QOTD (2010-04-21)

Not that I have a one-track mind or anything, but non-western representations of sexual deviance are very interesting. The following is from a translation of the travel narrative of a 10th-century Arab missionary named Ibn Fadlan:

The Turks count the custom of pederasty as a terrible sin. There once came a man of the inhabitants of Khwarazm to stay with the clan of the Kudarkin, the viceroy of the Turkish king. He stayed with his host for a time to buy sheep. The Turk had a beardless on, and the Khwarazmian sought unceasingly to lead him astray until he got him to consent to his will. In the meantime the Turk came in and caught them in flagrante delicto. Then the Turk brought up the matter before the Kudarkin and said to him: “Assemble the Turks.” The Kudarkin assembled them; once they had gathered he said to the Turk: “Does thou wish that I pass a just or unjust sentence?” The Turk said: “According to justice.” He said: “Bring thy son here.” He brought him. He said: “The verdict is he and the merchant should be killed together.” The Turk was appalled because of this and said: “I will not ive up my son.” Thereupon the Kudarkin said: “Then the merchant may ransom himself.” He did it and paid the Turk for what he had done to his son with sheep and presented the Kudarkin with 400 sheep because he had saved him, and left the land of the Turks.

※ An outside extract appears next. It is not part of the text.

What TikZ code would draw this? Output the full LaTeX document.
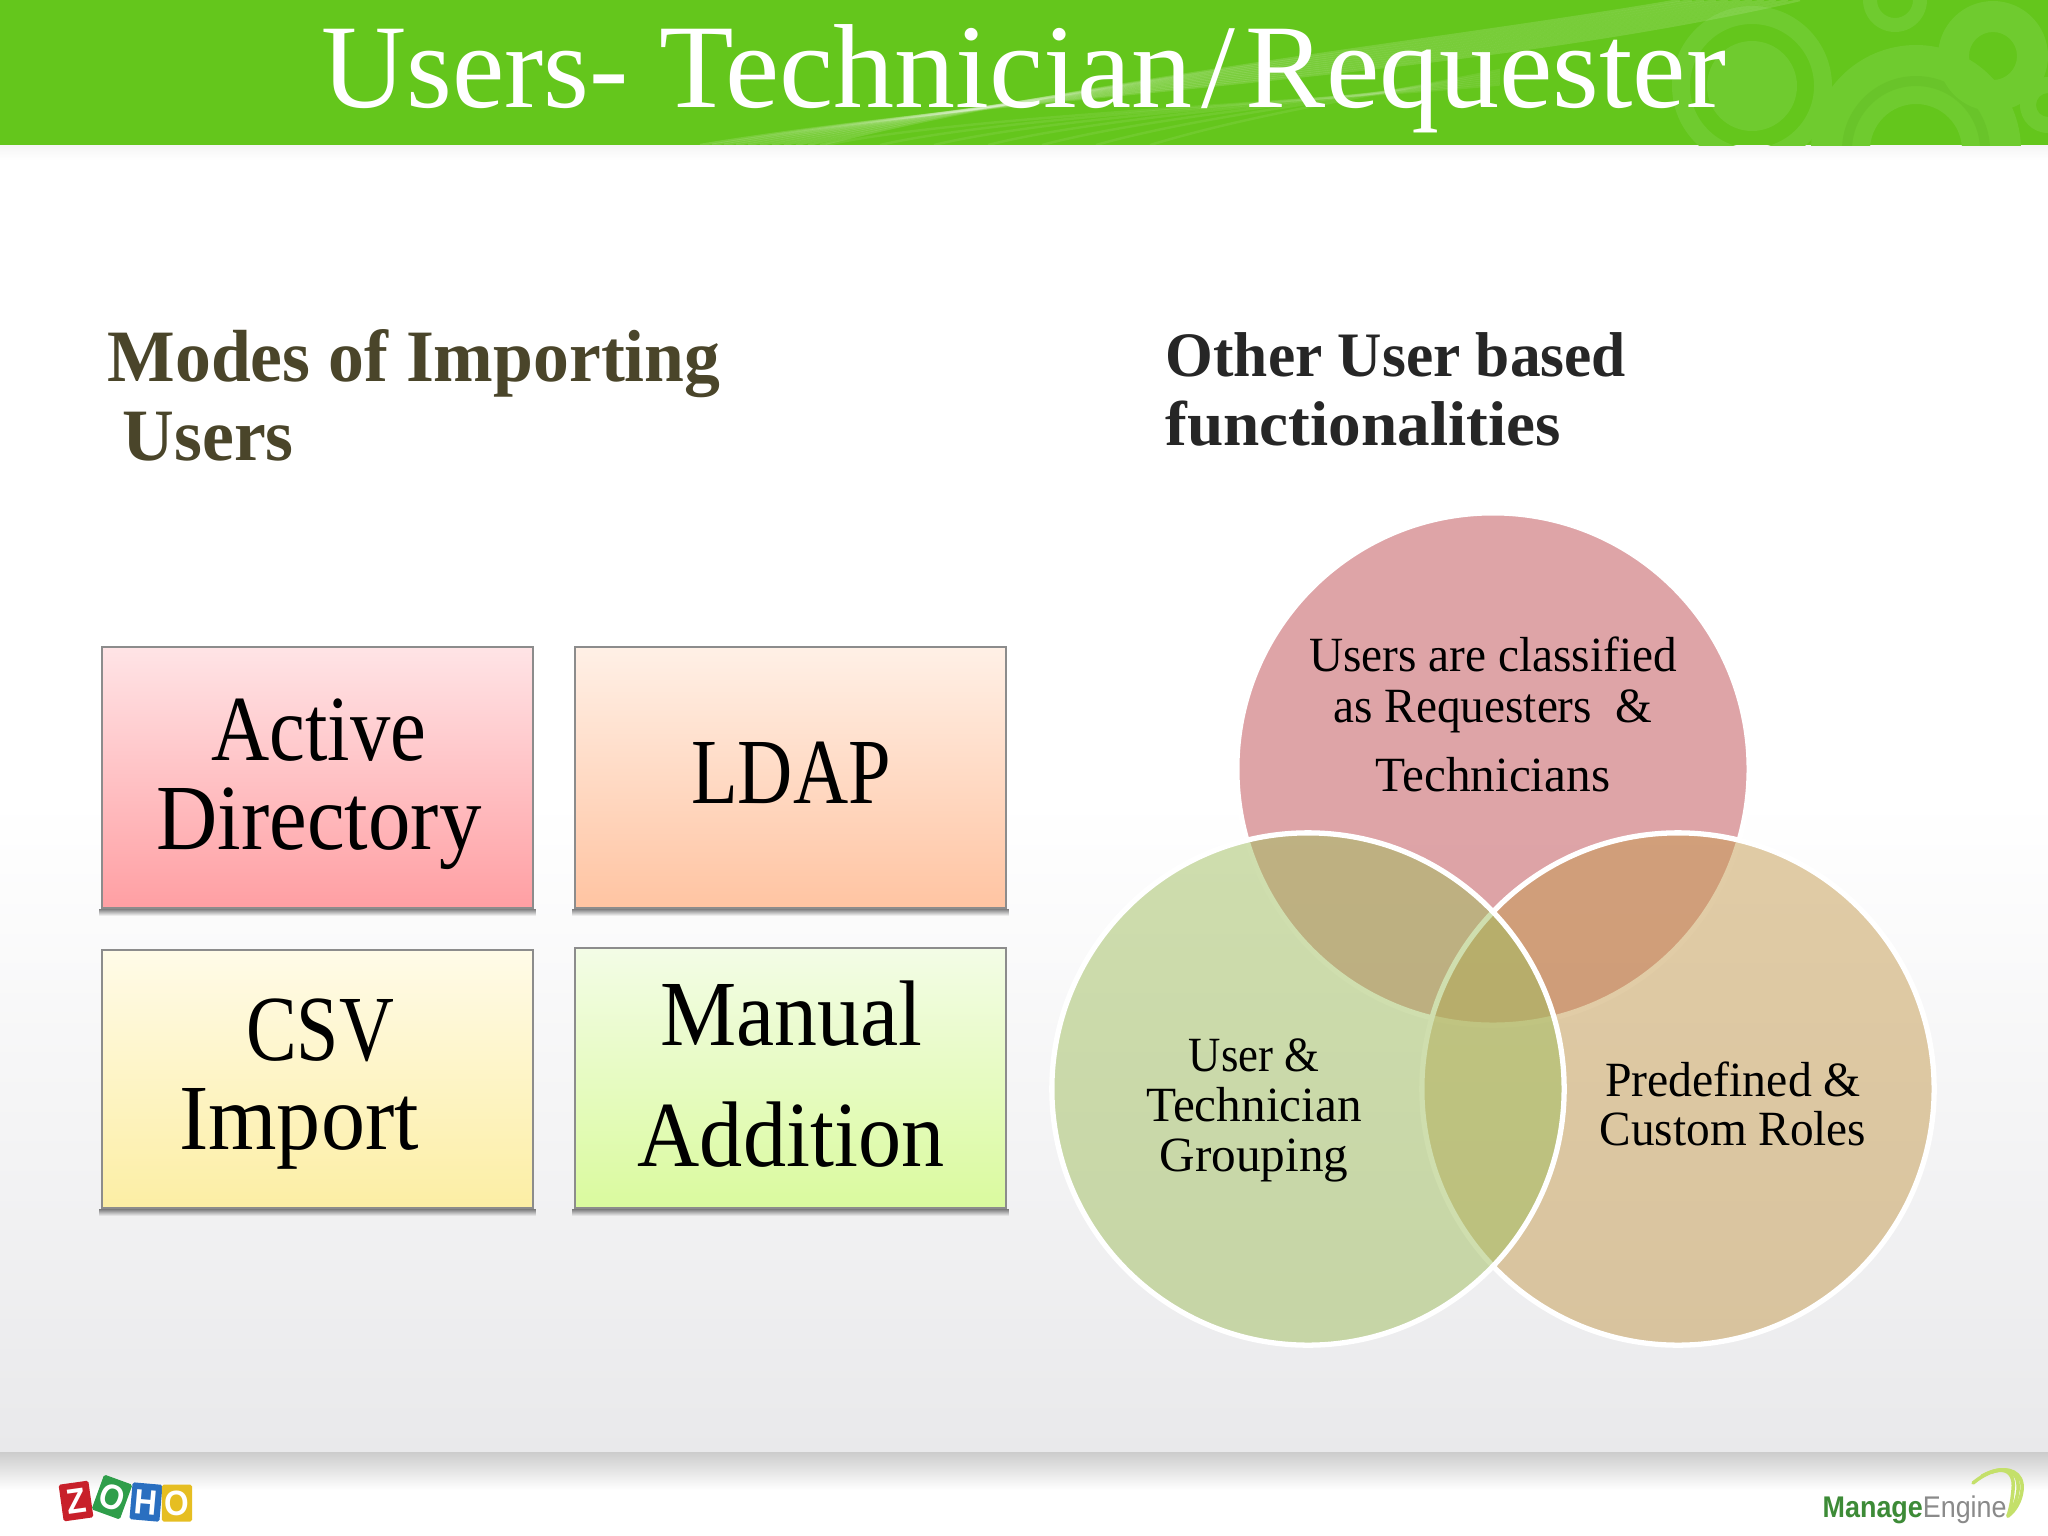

I don’t know whether I’m reading too much into this anecdote, but it seems interesting that Ibn Fadlan starts it by specifying that the Turks regard pederasty as a sin. It seems to suggest that the practice is not regarded as harshly in the Arab world, which is interesting. I mean, decadent Ottoman Empire, yes, but 10th-century Iraq is rather a different world. It would be interesting to know more about Ibn Fadlan’s society and to what exactly he’s comparing the Turkish value system.